I recently got the first few episodes of HBO’s Little Britain USA, which the network is hoping will become America’s new favorite comic oxymoron. (If you combine Britain and the USA, don’t you get Canada?)
I’ll write more about the show later. For now, I like it well enough, just as I liked the original Little Britain well enough, but it carries over so many characters and is so similar in content and tone that I don’t entirely see the point in watching the remake as opposed to Netflixing the originals. My issues with it are the same as my issues with the original show. Some of the characters and concepts are brilliant, but the more episodes I watch, the more I wonder if I couldn’t have stopped at just one.

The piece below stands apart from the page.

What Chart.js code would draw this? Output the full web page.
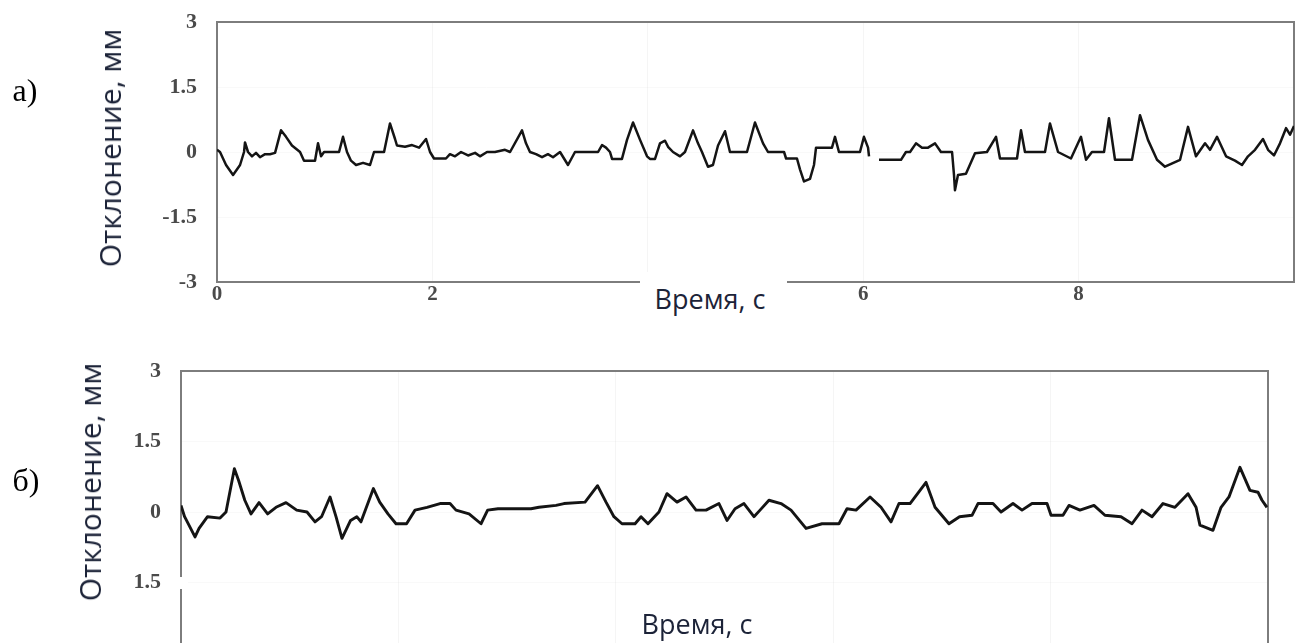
<!DOCTYPE html>
<html>
<head>
<meta charset="utf-8">
<script src="https://cdn.jsdelivr.net/npm/chart.js@4.4.1/dist/chart.umd.min.js"></script>
<style>
  html, body { margin: 0; padding: 0; background: #ffffff; overflow: hidden; width: 1296px; height: 643px; }
  #wrapA { position: absolute; left: 0; top: 0; width: 1296px; height: 320px; }
  #wrapB { position: absolute; left: 0; top: 320px; width: 1296px; height: 345px; }
  canvas { display: block; }
  .lbl { position: absolute; white-space: nowrap; line-height: 1; transform: translate(-50%, -50%); }
  .panel { font-family: "Liberation Serif", "Times New Roman", serif; font-size: 32px; color: #000; }
  .ytitle { font-family: "Open Sans", "Noto Sans", sans-serif; font-size: 30px; color: #1c2338; transform: translate(-50%, -50%) rotate(-90deg); }
  .xtitle { font-family: "Open Sans", "Noto Sans", sans-serif; font-size: 27px; color: #1c2338; background: #ffffff; }
  .gap { position: absolute; background: #ffffff; }
</style>
</head>
<body>
<div id="wrapA"><canvas id="chartA" width="1296" height="320"></canvas></div>
<div id="wrapB"><canvas id="chartB" width="1296" height="345"></canvas></div>

<div class="lbl panel" style="left:25px; top:90px;">а)</div>
<div class="lbl panel" style="left:26px; top:480px;">б)</div>
<div class="lbl ytitle" style="left:110px; top:148px;">Отклонение, мм</div>
<div class="lbl ytitle" style="left:90px; top:482px;">Отклонение, мм</div>
<div class="gap" style="left:640px; top:272px; width:147px; height:46px;"></div>
<div class="lbl xtitle" style="left:710px; top:298px;">Время, с</div>
<div class="lbl xtitle" style="left:697px; top:623px;">Время, с</div>
<div class="gap" style="left:174px; top:577px; width:14px; height:12px;"></div>

<script>
// ---------- DATA ----------
// Panel a): time (s) and deviation (mm)
const TIME_A = [
  0.000, 0.028, 0.084, 0.149, 0.214, 0.251, 0.260, 0.288, 0.325, 0.362,
  0.399, 0.446, 0.492, 0.539, 0.594, 0.641, 0.696, 0.771, 0.808, 0.910,
  0.938, 0.966, 0.994, 1.040, 1.133, 1.170, 1.207, 1.244, 1.291, 1.356,
  1.421, 1.458, 1.551, 1.606, 1.653, 1.671, 1.746, 1.811, 1.876, 1.941,
  1.978, 2.015, 2.126, 2.163, 2.210, 2.266, 2.331, 2.396, 2.442, 2.507,
  2.581, 2.674, 2.721, 2.832, 2.869, 2.906, 2.962, 3.018, 3.073, 3.120,
  3.185, 3.259, 3.324, 3.538, 3.575, 3.612, 3.649, 3.668, 3.760, 3.807,
  3.863, 3.928, 3.993, 4.020, 4.067, 4.113, 4.160, 4.188, 4.234, 4.299,
  4.345, 4.420, 4.466, 4.503, 4.559, 4.605, 4.652, 4.717, 4.763, 4.921,
  4.995, 5.070, 5.116, 5.265, 5.284, 5.385, 5.413, 5.450, 5.506, 5.543,
  5.562, 5.710, 5.738, 5.775, 5.970, 6.007, 6.045, 6.054, 6.100, 6.147,
  6.351, 6.397, 6.435, 6.490, 6.546, 6.602, 6.667, 6.722, 6.825, 6.843,
  6.852, 6.880, 6.954, 7.038, 7.149, 7.233, 7.270, 7.428, 7.465, 7.502,
  7.688, 7.734, 7.809, 7.929, 8.022, 8.069, 8.124, 8.236, 8.282, 8.338,
  8.496, 8.570, 8.644, 8.728, 8.802, 8.942, 9.016, 9.090, 9.174, 9.220,
  9.285, 9.369, 9.452, 9.517, 9.573, 9.638, 9.712, 9.759, 9.814, 9.870,
  9.926, 9.963, 10.000
];
const DEV_A = [
  0.05, 0.00, -0.30, -0.53, -0.30, 0.00, 0.22, 0.00, -0.10, -0.02,
  -0.12, -0.05, -0.05, -0.02, 0.50, 0.35, 0.15, 0.00, -0.20, -0.20,
  0.20, -0.10, 0.00, 0.00, 0.00, 0.35, 0.00, -0.20, -0.30, -0.25,
  -0.30, 0.00, 0.00, 0.66, 0.30, 0.15, 0.12, 0.16, 0.10, 0.30,
  0.00, -0.15, -0.15, -0.05, -0.10, 0.00, -0.08, -0.02, -0.10, 0.00,
  0.00, 0.05, 0.00, 0.50, 0.20, 0.00, -0.05, -0.12, -0.05, -0.12,
  0.00, -0.30, 0.00, 0.00, 0.16, 0.10, 0.00, -0.16, -0.16, 0.28,
  0.68, 0.28, -0.10, -0.16, -0.16, 0.20, 0.26, 0.12, 0.00, -0.10,
  0.00, 0.50, 0.20, 0.00, -0.34, -0.30, 0.15, 0.48, 0.00, 0.00,
  0.68, 0.20, 0.00, 0.00, -0.15, -0.15, -0.40, -0.68, -0.62, -0.30,
  0.10, 0.10, 0.35, 0.00, 0.00, 0.35, 0.10, -0.10, null, -0.18,
  -0.18, 0.00, 0.00, 0.20, 0.10, 0.10, 0.20, 0.00, 0.00, -0.53,
  -0.88, -0.53, -0.50, -0.03, 0.00, 0.35, -0.15, -0.15, 0.50, 0.00,
  0.00, 0.66, 0.00, -0.15, 0.35, -0.18, 0.00, 0.00, 0.78, -0.18,
  -0.18, 0.85, 0.28, -0.18, -0.34, -0.18, 0.58, -0.10, 0.20, 0.05,
  0.35, -0.10, -0.20, -0.30, -0.10, 0.05, 0.30, 0.05, -0.08, 0.20,
  0.55, 0.40, 0.60
];

// Panel б): time (s) and deviation (mm)
const TIME_B = [
  0.000, 0.033, 0.129, 0.166, 0.244, 0.359, 0.414, 0.491, 0.530, 0.587,
  0.644, 0.718, 0.797, 0.874, 0.966, 1.064, 1.159, 1.233, 1.293, 1.371,
  1.426, 1.481, 1.560, 1.617, 1.656, 1.770, 1.828, 1.904, 1.978, 2.075,
  2.153, 2.263, 2.383, 2.475, 2.530, 2.650, 2.760, 2.821, 2.916, 3.220,
  3.293, 3.450, 3.523, 3.717, 3.832, 3.910, 3.983, 4.057, 4.177, 4.232,
  4.296, 4.397, 4.471, 4.563, 4.646, 4.738, 4.830, 4.949, 5.023, 5.097,
  5.179, 5.271, 5.327, 5.409, 5.520, 5.612, 5.750, 5.897, 6.053, 6.127,
  6.210, 6.339, 6.440, 6.532, 6.605, 6.707, 6.854, 6.937, 7.065, 7.162,
  7.277, 7.332, 7.470, 7.544, 7.654, 7.737, 7.829, 7.967, 8.004, 8.114,
  8.169, 8.270, 8.399, 8.500, 8.648, 8.749, 8.841, 8.933, 9.034, 9.144,
  9.264, 9.338, 9.374, 9.494, 9.568, 9.641, 9.742, 9.834, 9.908, 9.945,
  9.990
];
const DEV_B = [
  0.14, -0.10, -0.53, -0.35, -0.10, -0.13, 0.00, 0.92, 0.67, 0.25,
  -0.04, 0.20, -0.04, 0.10, 0.20, 0.04, 0.00, -0.21, -0.10, 0.32,
  -0.10, -0.56, -0.18, -0.10, -0.21, 0.50, 0.21, -0.04, -0.25, -0.25,
  0.04, 0.10, 0.18, 0.18, 0.04, -0.04, -0.25, 0.04, 0.07, 0.07,
  0.10, 0.14, 0.18, 0.21, 0.56, 0.21, -0.10, -0.25, -0.25, -0.10,
  -0.25, 0.00, 0.39, 0.21, 0.32, 0.04, 0.04, 0.18, -0.18, 0.07,
  0.18, -0.10, 0.04, 0.25, 0.18, 0.04, -0.35, -0.25, -0.25, 0.07,
  0.04, 0.32, 0.10, -0.21, 0.18, 0.18, 0.63, 0.10, -0.25, -0.10,
  -0.07, 0.18, 0.18, 0.00, 0.18, 0.04, 0.18, 0.18, -0.07, -0.07,
  0.14, 0.04, 0.14, -0.07, -0.10, -0.25, 0.04, -0.10, 0.18, 0.10,
  0.39, 0.10, -0.28, -0.39, 0.10, 0.32, 0.95, 0.46, 0.42, 0.25,
  0.10
];

// Tick values and their printed labels
const Y_TICK_VALUES = [3, 1.5, 0, -1.5, -3];
const Y_TICK_LABELS_A = ["3", "1.5", "0", "-1.5", "-3"];
const Y_TICK_LABELS_B = ["3", "1.5", "0", "1.5", "-3"];
const X_TICK_VALUES = [0, 2, 4, 6, 8, 10];
const X_TICK_LABELS_A = ["0", "2", "4", "6", "8", ""];

// ---------- HELPERS ----------
function toPoints(xs, ys) {
  return xs.map((x, i) => ({ x: x, y: ys[i] }));
}

function zeroPadding(s) {
  s.paddingTop = 0; s.paddingBottom = 0; s.paddingLeft = 0; s.paddingRight = 0;
}

const framePlugin = {
  id: 'frame',
  beforeDatasetsDraw(chart) {
    const a = chart.chartArea;
    const ctx = chart.ctx;
    ctx.save();
    ctx.strokeStyle = '#7d7d7d';
    ctx.lineWidth = 2;
    ctx.strokeRect(a.left, a.top, a.right - a.left, a.bottom - a.top);
    ctx.restore();
  }
};

function makeChart(canvasId, xs, ys, yLabels, xLabels, geom, lineWidth) {
  const ctx = document.getElementById(canvasId).getContext('2d');
  return new Chart(ctx, {
    type: 'line',
    data: {
      datasets: [{
        data: toPoints(xs, ys),
        borderColor: '#141414',
        borderWidth: lineWidth,
        borderJoinStyle: 'round',
        pointRadius: 0,
        pointHoverRadius: 0,
        tension: 0,
        spanGaps: false,
        fill: false
      }]
    },
    options: {
      responsive: false,
      animation: false,
      events: [],
      layout: { autoPadding: false, padding: { top: geom.top, right: geom.right, left: 0, bottom: 0 } },
      plugins: { legend: { display: false }, tooltip: { enabled: false } },
      scales: {
        x: {
          type: 'linear',
          min: 0, max: 10,
          afterBuildTicks: s => { s.ticks = X_TICK_VALUES.map(v => ({ value: v })); },
          afterFit: s => { s.height = geom.xHeight; zeroPadding(s); },
          border: { display: false },
          grid: { color: 'rgba(0,0,0,0.04)', drawTicks: false, lineWidth: 1 },
          ticks: {
            display: xLabels !== null,
            autoSkip: false,
            maxRotation: 0,
            padding: 0,
            color: '#4a4a4a',
            font: { family: '"Liberation Serif", serif', size: 21, weight: 'bold' },
            callback: (v) => {
              if (!xLabels) return '';
              const i = X_TICK_VALUES.indexOf(v);
              return i >= 0 ? xLabels[i] : '';
            }
          }
        },
        y: {
          type: 'linear',
          min: -3, max: 3,
          afterBuildTicks: s => { s.ticks = Y_TICK_VALUES.map(v => ({ value: v })); },
          afterFit: s => { s.width = geom.left; zeroPadding(s); },
          border: { display: false },
          grid: { color: 'rgba(0,0,0,0.025)', drawTicks: false, lineWidth: 1 },
          ticks: {
            autoSkip: false,
            padding: 20,
            color: '#4a4a4a',
            font: { family: '"Liberation Serif", serif', size: 22, weight: 'bold' },
            callback: (v) => {
              const i = Y_TICK_VALUES.indexOf(v);
              return i >= 0 ? yLabels[i] : '';
            }
          }
        }
      }
    },
    plugins: [framePlugin]
  });
}

// Panel a): plot area 217..1294 x 22..282 within a 1296x320 canvas
makeChart('chartA', TIME_A, DEV_A, Y_TICK_LABELS_A, X_TICK_LABELS_A,
  { left: 217, right: 2, top: 22, xHeight: 38 }, 2.5);

// Panel б): plot area 181..1268 x 51..333 within a 1296x345 canvas (bottom is cut off by the page)
makeChart('chartB', TIME_B, DEV_B, Y_TICK_LABELS_B, null,
  { left: 181, right: 28, top: 51, xHeight: 12 }, 2.9);
</script>
</body>
</html>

Most Little Britain sketches, after all, involve a familiar character playing out a familiar gag in a slightly different situation, over and over. (Yeah, “bitty.” I get it, already.) Now I realize this is a dilemma for a lot of sketch comedy shows; it’s not like I’ve never watched SNL. But because this is pretty much all Little Britain does, it eventually reaches the point of diminishing returns.
Anyway, watching Little Britain gets me thinking of another British comedy with a similar dark, gross-out sensibility: The League of Gentlemen, which was one of the first comedies BBC America imported when it started up nearly a decade ago, and still one of the best things it ever aired. What made League (to me) less repetitive is that it set its memorable characters in a single setting, a small English town mistrustful of outsiders (“This is a local shop! For local people!”), it gave them interlocking stories, and it actually had ongoing, macabre story arcs about abductions and cannibalism. All of which, beyond the sheer comic genius of the individual sketches, made the show move forward rather than simply run in place.
All of which is to say, The League of Gentlemen is my underappreciated TV import of the day. What’s yours?